While Sokil, Ukraine’s most titled club, was celebrating its latest trophy, Kremenchuk was left to reflect on what might have been. Olexandr Savytskyi’s team topped the regular season standings and defeated Legion Kalush in the semi-final as they sought to add to their 2020 championship triumph. Against Sokil, Kremenchuk won the opening game of the series before the capital club hit back to lead 2-1. However, in game four, a pair of goals from Sviatoslav Tymchenko helped secure a 4-2 victory that set up Friday’s decider.

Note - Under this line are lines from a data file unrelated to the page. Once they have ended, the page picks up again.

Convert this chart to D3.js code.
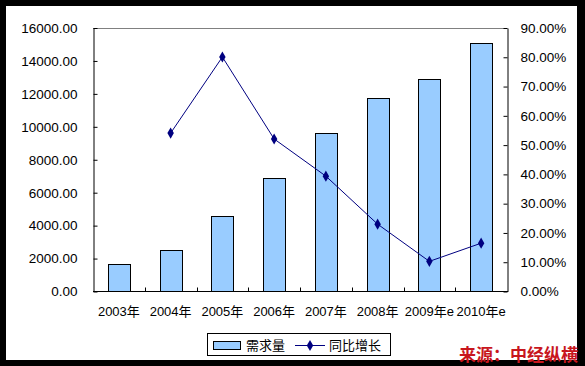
<!DOCTYPE html>
<html><head><meta charset="utf-8">
<script src="https://cdn.jsdelivr.net/npm/d3@7"></script>
<style>body{margin:0;background:#000}svg{display:block}</style>
</head><body>
<script>
const categories = ["2003年","2004年","2005年","2006年","2007年","2008年","2009年e","2010年e"];
const demand = [1640, 2550, 4580, 6880, 9620, 11750, 12880, 15070];
const growth = [null, 54.1, 80.1, 52.1, 39.4, 23.0, 10.3, 16.5];
const leftTicks = [0,2000,4000,6000,8000,10000,12000,14000,16000];
const rightTicks = [0,10,20,30,40,50,60,70,80,90];

const W=585,H=366;
const svg=d3.select("body").append("svg").attr("width",W).attr("height",H);
svg.append("rect").attr("width",W).attr("height",H).attr("fill","#000");
svg.append("rect").attr("x",6).attr("y",6).attr("width",571).attr("height",354).attr("fill","#fff");

const L=93,R=507,T=28,B=291.5;
const x=d3.scaleBand().domain(categories).range([L,R]);
const yL=d3.scaleLinear().domain([0,16000]).range([B,T]);
const yR=d3.scaleLinear().domain([0,90]).range([B,T]);
const font="'Liberation Sans', Arial, 'Noto Sans CJK SC', sans-serif";

// top border
svg.append("line").attr("x1",L).attr("x2",R).attr("y1",T+0.5).attr("y2",T+0.5).attr("stroke","#808080");

// bars
svg.append("g").selectAll("rect").data(demand).join("rect")
  .attr("x",(d,i)=>Math.round(x(categories[i])+x.bandwidth()/2-11)+0.5)
  .attr("y",d=>Math.round(yL(d))+0.5)
  .attr("width",22)
  .attr("height",d=>B-Math.round(yL(d))-0.5)
  .attr("fill","#99ccff").attr("stroke","#000").attr("stroke-width",1);

// left axis
const gl=svg.append("g").attr("transform",`translate(${L+0.5},0)`)
  .call(d3.axisLeft(yL).tickValues(leftTicks).tickFormat(d=>d.toFixed(2)).tickSizeInner(-4).tickSizeOuter(0).tickPadding(16));
gl.select(".domain").attr("stroke","#000");
gl.selectAll("text").attr("font-family",font).attr("font-size","13.5px").attr("fill","#000");

// right axis
const gr=svg.append("g").attr("transform",`translate(${R+0.5},0)`)
  .call(d3.axisRight(yR).tickValues(rightTicks).tickFormat(d=>d.toFixed(2)+"%").tickSizeInner(-4).tickSizeOuter(0).tickPadding(13));
gr.select(".domain").attr("stroke","#000");
gr.selectAll("text").attr("font-family",font).attr("font-size","13.5px").attr("fill","#000");

// bottom axis
const gb=svg.append("g").attr("transform",`translate(0,${B})`);
gb.append("line").attr("x1",L).attr("x2",R+1).attr("y1",0).attr("y2",0).attr("stroke","#000");
gb.selectAll(".tk").data(categories.slice(1)).join("line")
  .attr("x1",d=>Math.round(x(d))+0.5).attr("x2",d=>Math.round(x(d))+0.5)
  .attr("y1",-4).attr("y2",0).attr("stroke","#000");
gb.selectAll("text").data(categories).join("text")
  .attr("x",d=>x(d)+x.bandwidth()/2).attr("y",24)
  .attr("text-anchor","middle").attr("font-family",font).attr("font-size","13px").attr("fill","#000")
  .text(d=>d);

// line
const pts=growth.map((g,i)=>({g,c:categories[i]})).filter(d=>d.g!==null);
const line=d3.line().x(d=>x(d.c)+x.bandwidth()/2).y(d=>yR(d.g));
svg.append("path").datum(pts).attr("d",line).attr("fill","none").attr("stroke","#000080").attr("stroke-width",1);
const diamond=d3.symbol().type(d3.symbolDiamond).size(36);
svg.append("g").selectAll("path").data(pts).join("path")
  .attr("transform",d=>`translate(${x(d.c)+x.bandwidth()/2},${yR(d.g)})`)
  .attr("d",diamond).attr("fill","#000080");

// legend
const lg=svg.append("g");
lg.append("rect").attr("x",207.5).attr("y",333.5).attr("width",183).attr("height",22).attr("fill","#fff").attr("stroke","#000");
lg.append("rect").attr("x",213.5).attr("y",341.5).attr("width",27).attr("height",8).attr("fill","#99ccff").attr("stroke","#000");
lg.append("text").attr("x",246).attr("y",350).attr("font-family",font).attr("font-size","13px").text("需求量");
lg.append("line").attr("x1",295).attr("x2",325).attr("y1",345.5).attr("y2",345.5).attr("stroke","#000080");
lg.append("path").attr("transform","translate(310,345.5)").attr("d",diamond).attr("fill","#000080");
lg.append("text").attr("x",329).attr("y",350).attr("font-family",font).attr("font-size","13px").text("同比增长");

// source
svg.append("text").attr("x",578).attr("y",361).attr("text-anchor","end")
  .attr("font-family","'Noto Sans CJK SC', sans-serif").attr("font-weight","bold").attr("font-size","17px")
  .attr("fill","#c8161d").text("来源：中经纵横");
</script>
</body></html>
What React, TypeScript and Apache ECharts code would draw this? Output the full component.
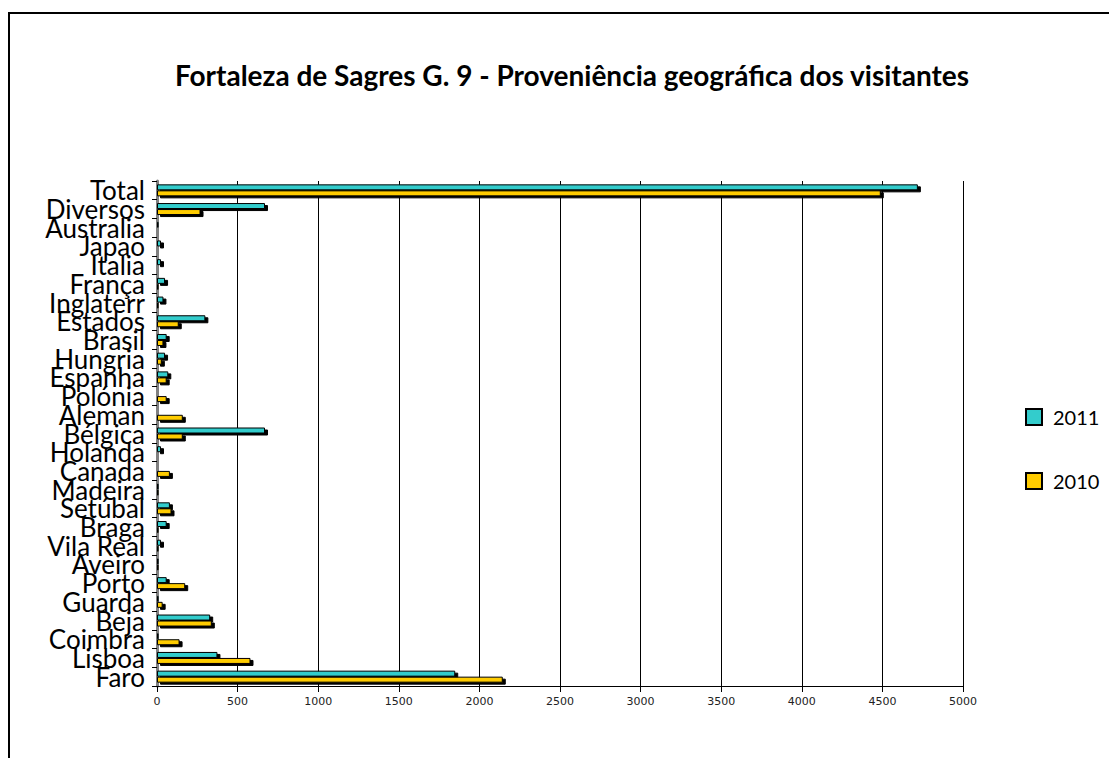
import React, { useEffect, useRef } from "react";
import * as echarts from "echarts";

const categories = [
  "Total", "Diversos", "Australia", "Japao", "Italia", "França", "Inglaterr",
  "Estados", "Brasil", "Hungria", "Espanha", "Polónia", "Aleman", "Bélgica",
  "Holanda", "Canada", "Madeira", "Setúbal", "Braga", "Vila Real", "Aveiro",
  "Porto", "Guarda", "Beja", "Coimbra", "Lisboa", "Faro",
];

const values2011 = [
  4720, 670, 10, 25, 25, 50, 40, 300, 60, 50, 70, 5, 5, 670, 25, 5, 10, 80, 60,
  25, 10, 60, 10, 330, 10, 375, 1850,
];

const values2010 = [
  4490, 270, 5, 5, 5, 10, 10, 135, 40, 30, 60, 60, 160, 160, 5, 80, 10, 90, 10,
  10, 10, 175, 35, 340, 140, 580, 2145,
];

const xTicks = { min: 0, max: 5000, interval: 500 };

const TITLE = "Fortaleza de Sagres G. 9 - Proveniência geográfica dos visitantes";

export default function App() {
  const ref = useRef<HTMLDivElement>(null);

  useEffect(() => {
    document.body.style.margin = "0";
    if (!ref.current) return;
    const chart = echarts.init(ref.current, null, { renderer: "svg" });
    const barStyle = (color: string) => ({
      color,
      borderColor: "#000",
      borderWidth: 1,
      shadowColor: "#000",
      shadowBlur: 0,
      shadowOffsetX: 3,
      shadowOffsetY: 2,
    });
    chart.setOption({
      animation: false,
      backgroundColor: "#fff",
      title: {
        text: TITLE,
        left: 567,
        top: 56,
        textAlign: "center",
        textStyle: {
          fontFamily: "Lato",
          fontWeight: "bold",
          fontSize: 28,
          color: "#000",
        },
      },
      graphic: [
        {
          type: "rect",
          shape: { x: 9, y: 13, width: 1200, height: 900 },
          style: { fill: "none", stroke: "#000", lineWidth: 2 },
          silent: true,
        },
      ],
      legend: {
        orient: "vertical",
        left: 1025,
        top: 407,
        padding: 0,
        itemWidth: 16,
        itemHeight: 16,
        itemGap: 44,
        icon: "rect",
        data: ["2011", "2010"],
        textStyle: { fontFamily: "Lato", fontSize: 20, color: "#000", padding: [0, 0, 0, 6] },
      },
      grid: { left: 157, right: 146, top: 181, bottom: 72, containLabel: false },
      xAxis: {
        type: "value",
        min: xTicks.min,
        max: xTicks.max,
        interval: xTicks.interval,
        axisLine: { show: true, lineStyle: { color: "#000", width: 1 } },
        axisTick: { show: true, length: 6, lineStyle: { color: "#000" } },
        axisLabel: {
          fontFamily: "DejaVu Sans",
          fontSize: 11,
          color: "#222",
          margin: 10,
          formatter: (v: number) => String(v),
        },
        splitLine: { show: true, lineStyle: { color: "#000", width: 1 } },
      },
      yAxis: {
        type: "category",
        data: categories,
        inverse: true,
        axisLine: { show: true, lineStyle: { color: "#808080", width: 3 } },
        axisTick: { show: true, length: 5, lineStyle: { color: "#000" } },
        axisLabel: {
          fontFamily: "Lato",
          fontSize: 26,
          color: "#000",
          margin: 12,
          interval: 0,
          lineHeight: 18,
        },
      },
      series: [
        {
          name: "2011",
          type: "bar",
          data: values2011,
          barWidth: 6,
          barGap: "0%",
          itemStyle: barStyle("#33CCCC"),
        },
        {
          name: "2010",
          type: "bar",
          data: values2010,
          barWidth: 6,
          barGap: "0%",
          itemStyle: barStyle("#FFCC00"),
        },
      ],
    });
    return () => chart.dispose();
  }, []);

  return <div ref={ref} style={{ width: 1109, height: 758 }} />;
}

As well as presenting gold and silver medals to Sokil and Kremenchuk respectively, the Ukrainian Hockey Federation also announced its individual prizewinners for the 2022/23 season. Babynets picked up the playoff MVP prize, as well as the best forward award for the campaign. Kremenchuk captain Vitali Lyalka was named MVP for the regular season after scoring 58 (31+27) points in 30 games. Dnipro Kherson, third in the regular season and defeated in the semi-final against Sokil, had three individual awards: best goalie Eduard Zakharenko, best defender Yevhenii Ratushnyi and best coach Oleksander Bobkin. Legion’s Andri Kryvonozhkyn was named best young player.